聚苹果酸是出芽短梗霉代谢产生的一种聚酯型聚合物，单体L-苹果酸是应用广泛的有机酸，通过聚苹果酸发酵及酸水解制备L-苹果酸，实现取代化学合成法符合食品安全需求。然而，聚苹果酸合成糖酸转化效率偏低，主要原因在于生物合成模块及适配机制尚不明确。前期研究表明出芽短梗霉具有高效木糖利用能力，乙醛酸支路是聚苹果酸合成代谢流扰动的关键途径；中间代谢物乙醇酸验证发现可明显促进聚苹果酸合成。可见，研究乙醛酸代谢网络与聚苹果酸合成效率的关系，是揭示聚苹果酸合成机制的一条重要线索。本项目拟在底盘细胞优化改造的基础上，设计木糖为底物的乙醛酸外源合成新通路，并解析乙醛酸内外源模块适配差异的分子机制；利用CRISPRai扰动等技术，实现乙醛酸内外源模块与底盘细胞的理性适配。项目的开展有望在聚苹果酸合成途径优化设计及适配分子机制取得突破，为实现代谢工程改造提高菌株的产酸性能提供理论依据。

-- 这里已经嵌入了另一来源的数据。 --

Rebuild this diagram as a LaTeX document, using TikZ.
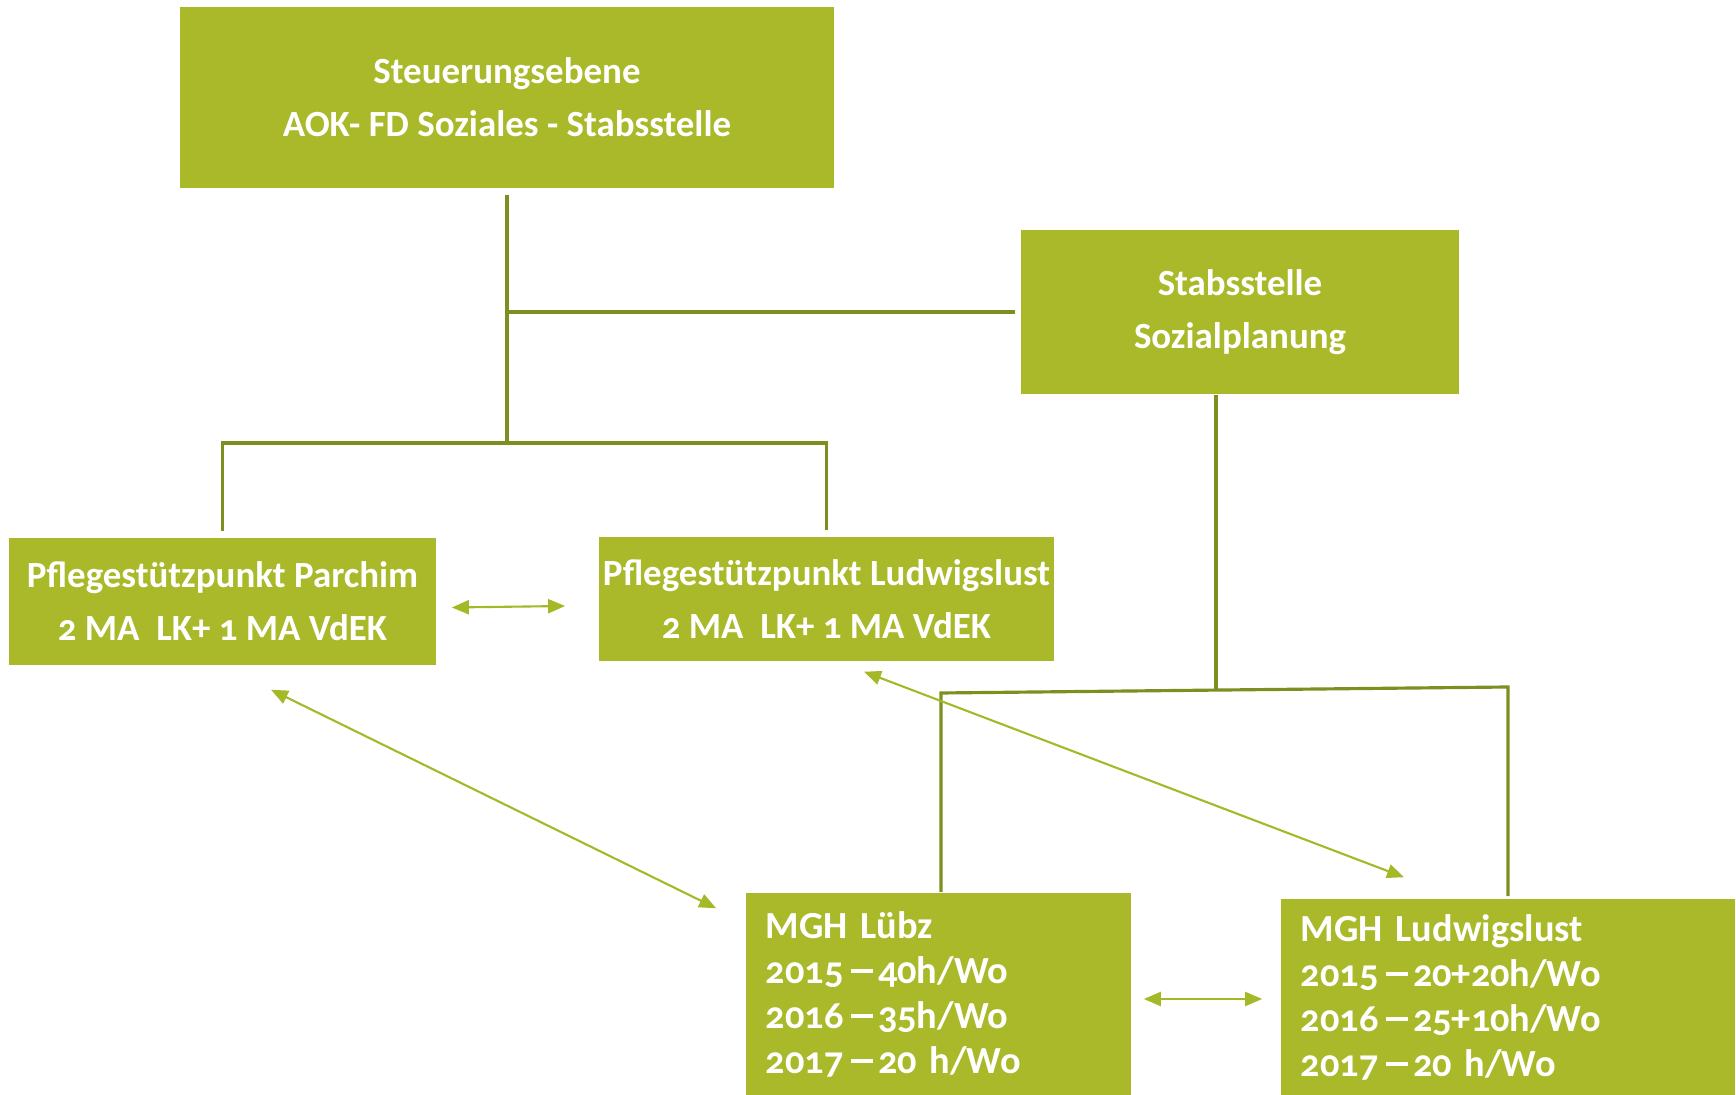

Polymalic acid （PMA）is a novel polyester polymer produced by the yeast-like fungus Aureobasidium pullulans. Its monomer, L-malic acid, is also an important organic acid that was widely used in the food industry. Compared with the chemical synthesis route, bio-based L-malic acid produced by PMA acid hydrolysis has attracted more attention because of the food safety requirements. However, this process is obviously limited by the low yield of PMA because PMA biosynthesis pathway and fitness was unclear. In our previous study, A. pullulans has the ability to unitize the xylose, and glyoxylate shunt was found and confirmed as the key pathway to regulate the biosynthesis of PMA. Feeding glycollic acid as the intermediate metabolite could increase the PMA titer. Thus, it was an important clue to research the relationship between glyoxylate metabolic network and PMA biosynthesis. In this project, based on the optimized chassis cells, we are going to reconstruct the exogenous module of glyoxylate from xylose as the substrate, and explore the molecular mechanism of fitness difference between endo- and exo-genous modules, following to detect the potential target of module modification. By the aid of the strategy of CRISPRai, etc, we are planned to realize the rational fitness of endo- and exo-genous modules of glyoxylate, synthesis modules and chassis cells. This project is expected to achieve a new breakthrough on the design of PMA biosynthesis pathway, and provide a new theoretical basis for metabolic engineering of A. pullulans for enhancing the PMA production.